Ersun Hoca'nın twitter adresine giden tweetlere şöyle bir genel bakış attığınızda zaten taraftarın beklentileri ortaya çıkıyor. X gitsin, 4-4-2 oynayalım vs vs diye başlıyor bir liste ve sonu gelmiyor. Tabii ki bunlar tebessüm sebebi ama mutlaka Ersun Hoca'nın kafasında bir plan vardır ve bu planı uygulamaya geçirecektir diye düşünüyorum. Yapılan transferlere bakınca da topa hakim olmayı temel prensip edinen, seken toplara hamle eden, çabuk alan daraltan ve direkt kaleye yönelmeyi hedefleyen bir takım izleyeceğimiz izlenimi var. İşin sistem ve oyuncu tercihleri konusuna başka bir yazıda değinmekte fayda var. Şimdilik sadece oyun karakteri ve temel prensiplere değinip bırakıyorum bu yüzden.

ALTYAPI

Takımın başına kim geçerse geçsin mutlaka gençlere şans vermesi ve alt yapıdan birkaç oyuncuyu A takıma dahil etmesi beklenir. Ersun Hoca'nın gençlere korkusuzca forma verdiği bilinen bir durum ancak şu şartlar altında tek sezon içerisinde bunu yapmazsa dahi anlayışla karşılarım. Çünkü mutlak surette başarı isteyen bir camiayız ve ciddi şekilde ateşten bir gömlek giydi Ersun Hoca. Uzun vadede altyapıdan maksimum faydalanabileceğine inanmakla birlikte sadece bir yıl takımın başında kalırsa bu konuda büyük beklentilere girmemekte fayda görüyorum.

AZİZ YILDIRIM VE YÖNETİM

Taraftar yine ikiye üçe bölünmüş durumda. Bir kısım kesinlikle kalmalı diyor, ne yaparsa yapsın arkasında duruyor. Diğer kısım ise "artık yeter, ama önce bilmediklerimizi anlat, sonra git" diyor. Bir diğer kısım da gerçekten güvenmek istiyor ama Yargıtay sürecinden dolayı hiçbir şeyin açıkça anlatılamayacağının da farkında. Her görüşü anlayışla karşılamakta fayda var. Zira Başkan'ı ve yönetimi istifaya bizim davet etmemiz doğal bir hak, ancak Fenerbahçe ile uzaktan yakından alakası olmayan şahısların "Aziz Yıldırım gitmeli, çünkü..." temalı yazıları ve açıklamaları ise saçmalık.

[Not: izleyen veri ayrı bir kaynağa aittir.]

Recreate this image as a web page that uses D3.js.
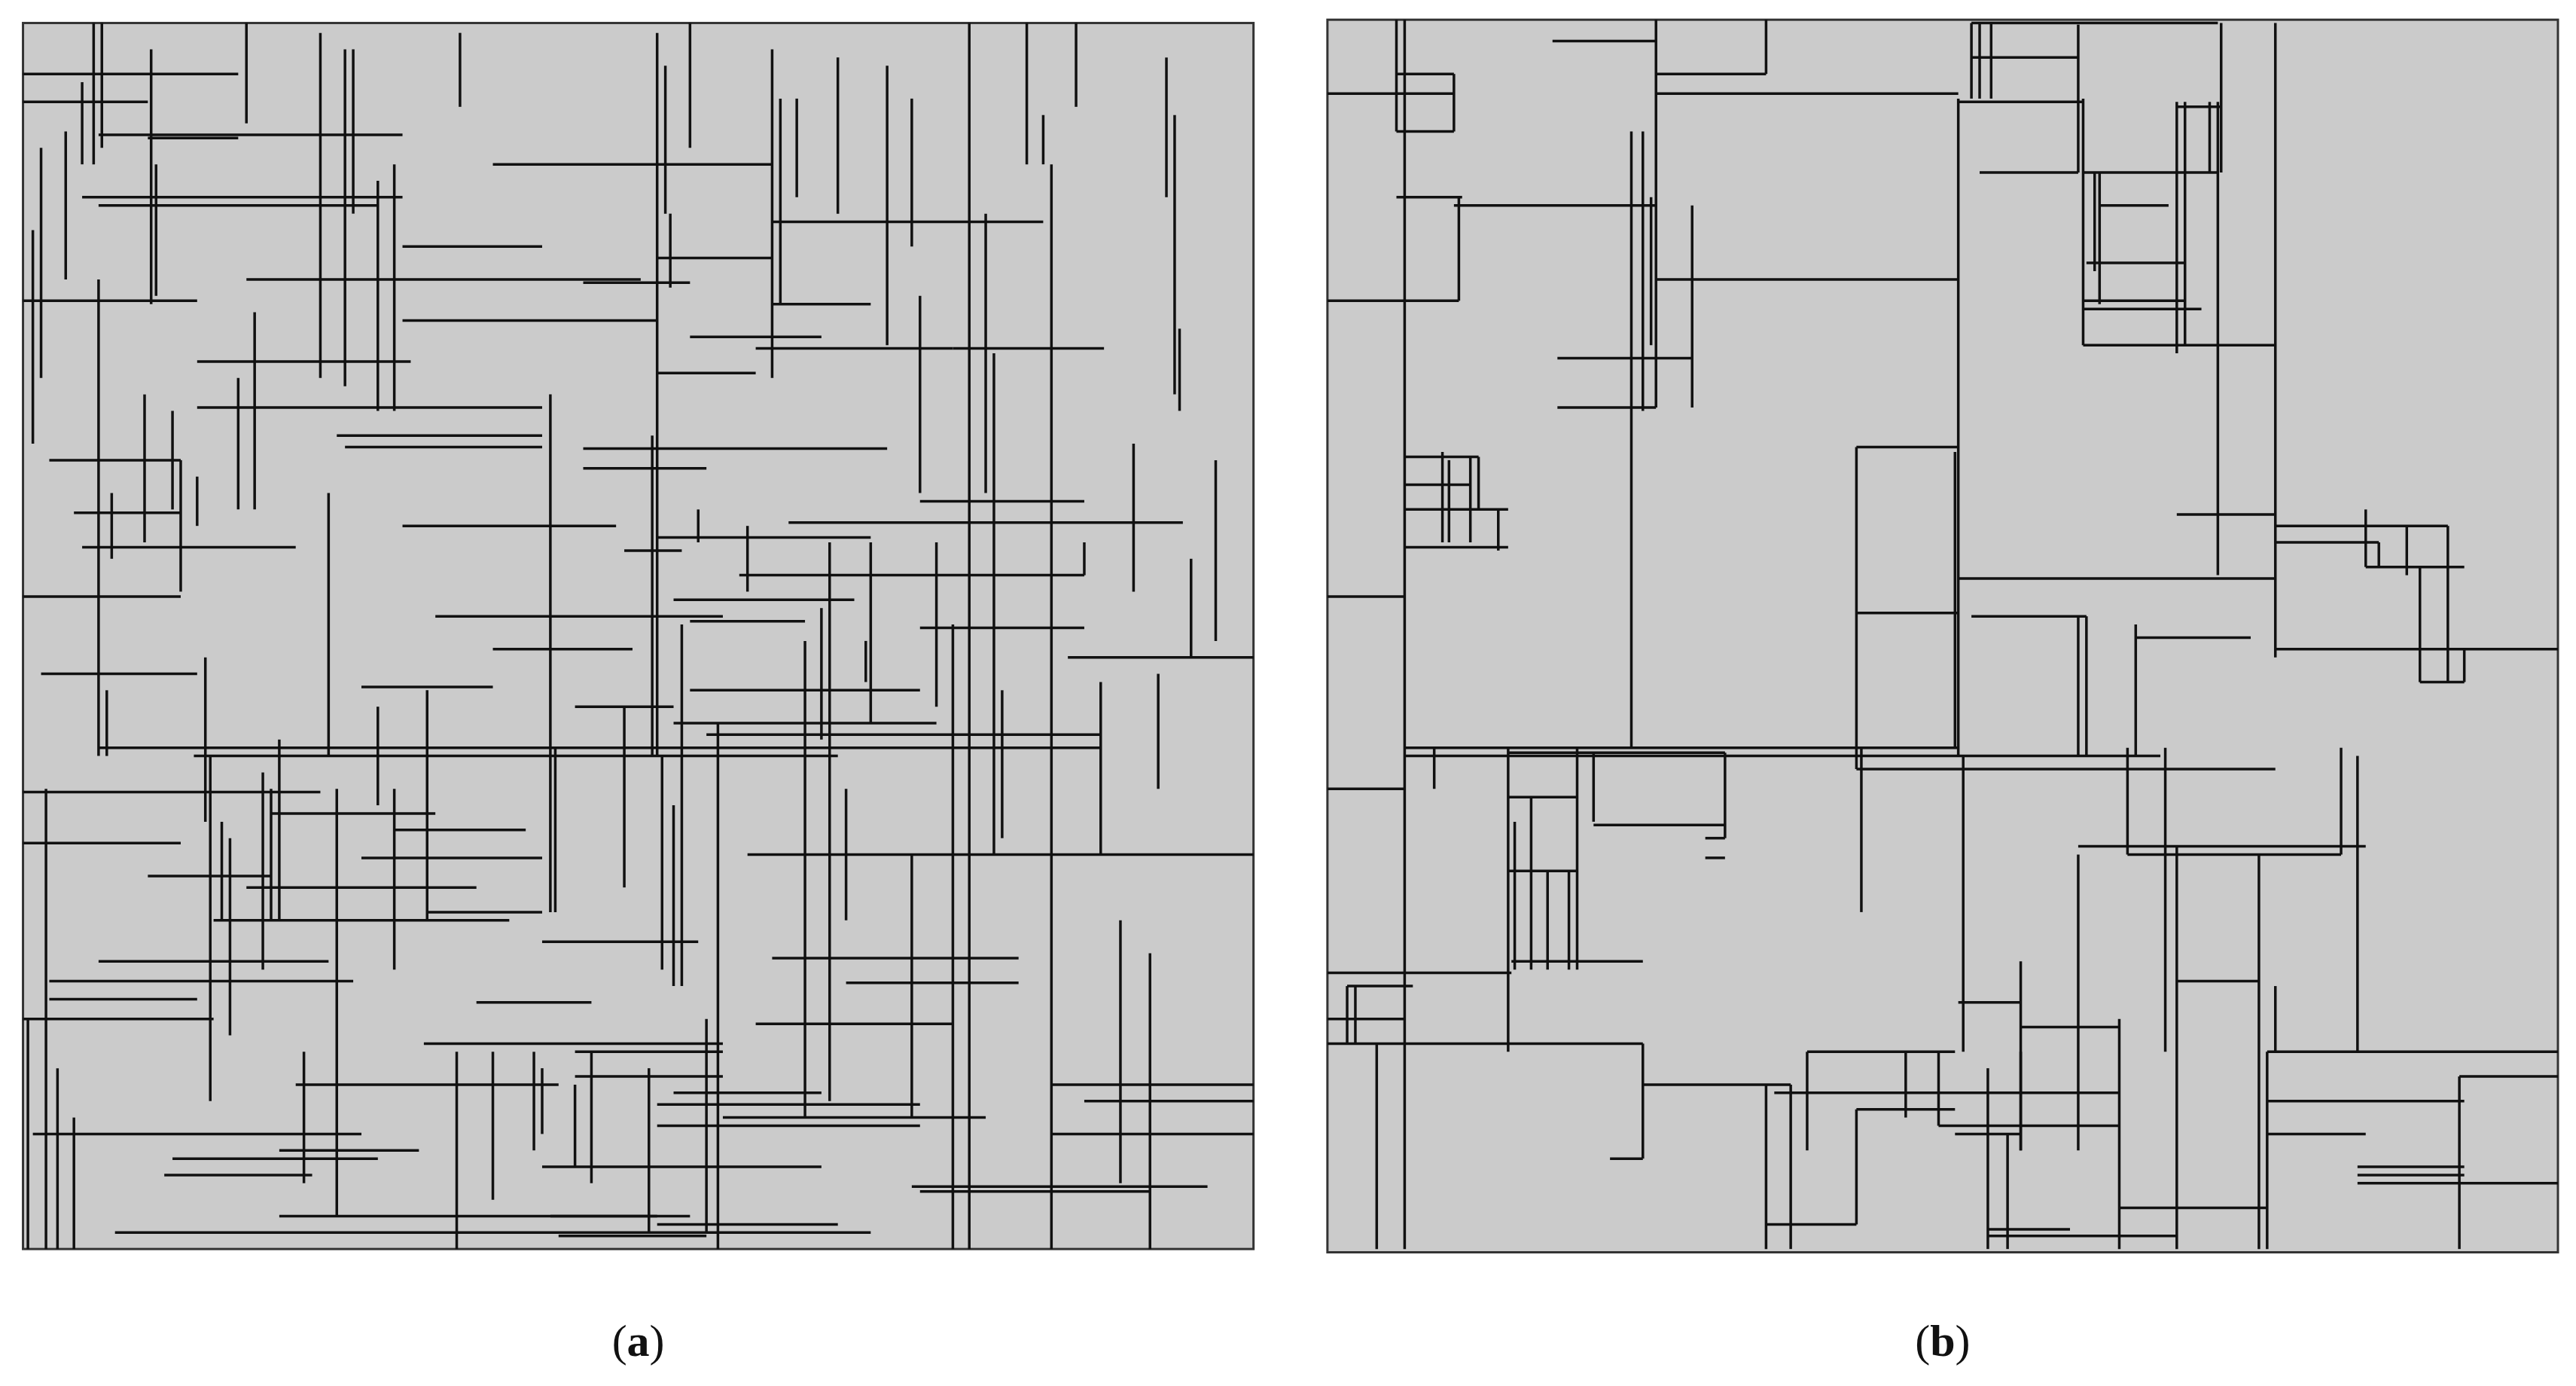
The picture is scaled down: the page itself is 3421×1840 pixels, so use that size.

Anlaşılan o ki Başkan da Yargıtay süreci bitene kadar hiçbir şeyi olduğu gibi söyleyemeyecek ve kulübün başında olacak. Pasif bir Aziz Yıldırım Fenerbahçe için ne kadar faydalı olur, o tartışılır. Benim beklentim ise kulübün ve sporcuların hakkının saha dışında korunuyor olması. Geçen sezon olduğu kadar suskun kalınmaması ve saha içinde dışında hakkımızın yenmesine engel olunması. Bu hem sporcularımıza ve teknik adamlarımıza rahat çalışma ortamı sağlayacaktır, hem de taraftarı bir nebze rahatlatacaktır.